For the purpose of comparison, crystalline copper vanadium oxide (denoted as c‐CVO) is prepared by annealing the precursor in air at 450 °C. The XRD pattern (Figure S8A, Supporting Information) of the c‐CVO matches well with that of Cu3V2O8 (JCPDS card no. 00–049–0689). The c‐CVO (Cu3V2O8) shares the same Cu/V ratio with a‐CVO‐GO (Table S1, Supporting Information). The morphology of c‐CVO is characterized by SEM (Figure S8B, Supporting Information), which shows nanoparticle‐constructed spheres instead of nanosheet‐constructed nanoflowers. No graphene oxide nanosheet is observed on the surface, which indicates that the graphene oxide is removed during the calcination in air. In addition, due to the calcination induced crystallization, the c‐CVO shows a significantly reduced surface area than that of a‐CVO‐GO (15.6 vs 45.9 m2 g−1, Figure S9, Supporting Information).
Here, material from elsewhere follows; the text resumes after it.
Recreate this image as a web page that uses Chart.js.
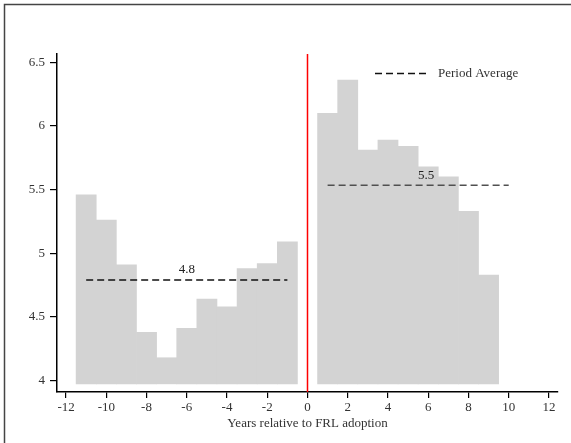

The electrochemical performance of a‐CVO‐GO is investigated by assembling CR2016 coin cell using lithium foil as the anode. Figure 3 A displays the initial three CV curves at a scan rate of 0.1 mV s−1. Generally speaking, the CV curves in the initial three cycles almost overlap, indicating the excellent reversibility. The charge–discharge curves at a current density of 100 mA g−1 are presented in Figure 3B. The initial discharge and charge capacities are 830 and 912 mA h g−1, respectively. The initial columbic efficiency reaches 109%, which is much higher than that of other transition metal oxide anodes based on conversion reaction mechanism. Similar anomalously high columbic efficiency has been observed in graphite anode by Dahn et al.41 The high initial columbic efficiency indicates that the a‐CVO‐GO is a very promising anode material for lithium ion battery. Additionally, the charge–discharge curves of a‐CVO‐GO show several slopes without any obvious plateaus, which may be associated with the discontinuous phase transitions of the host material upon Li+ insertion.42 At a low current density of 100 mA g−1 (Figure 3C), the initial capacity reaches 914 mA h g−1. The capacity increases gradually with cycling and reaches 1145 mA h g−1 after 100 cycles with no sign of capacity decay, demonstrating the excellent cyclability. The increased capacity might be attributed to the following reason: during discharge/charge cycles, the active material becomes smaller due to electrochemical milling effect43 and more active sites are exposed for lithium intercalation/deintercalation (Figure S10, Supporting Information). Further, the rate performance (Figure 3D) reflects that the a‐CVO‐GO exhibits capacities of 757, 672, 659, 598, and 561 mA h g−1 at current densities of 0.3, 0.8, 1, 2, and 3 A g−1, respectively. When the current density is recovered from 3 to 0.3 and 1 A g−1 capacities of 807 and 768 mA h g−1 are achieved, respectively. Compared to c‐CVO, the rate capability of a‐CVO‐GO has been significantly improved. Additionally, the capacities of a‐CVO‐GO at each current density all witness a small increase, which is in agreement with the cycling performance at 100 mA g−1.

Figure 3.

Figure 3

A) CV curves of a‐CVO‐GO at the scan rate of 0.1 mV s−1. The first three cycles are shown from the open circuit potential. B) Voltage profiles of a‐CVO‐GO for selected cycles at 100 mA g−1. C) Cycling performance of a‐CVO at 100 mA g−1. D) Rate performance of a‐CVO‐GO and c‐CVO. E) High‐rate long‐life cycling performance of a‐CVO and c‐CVO at 20 A g−1.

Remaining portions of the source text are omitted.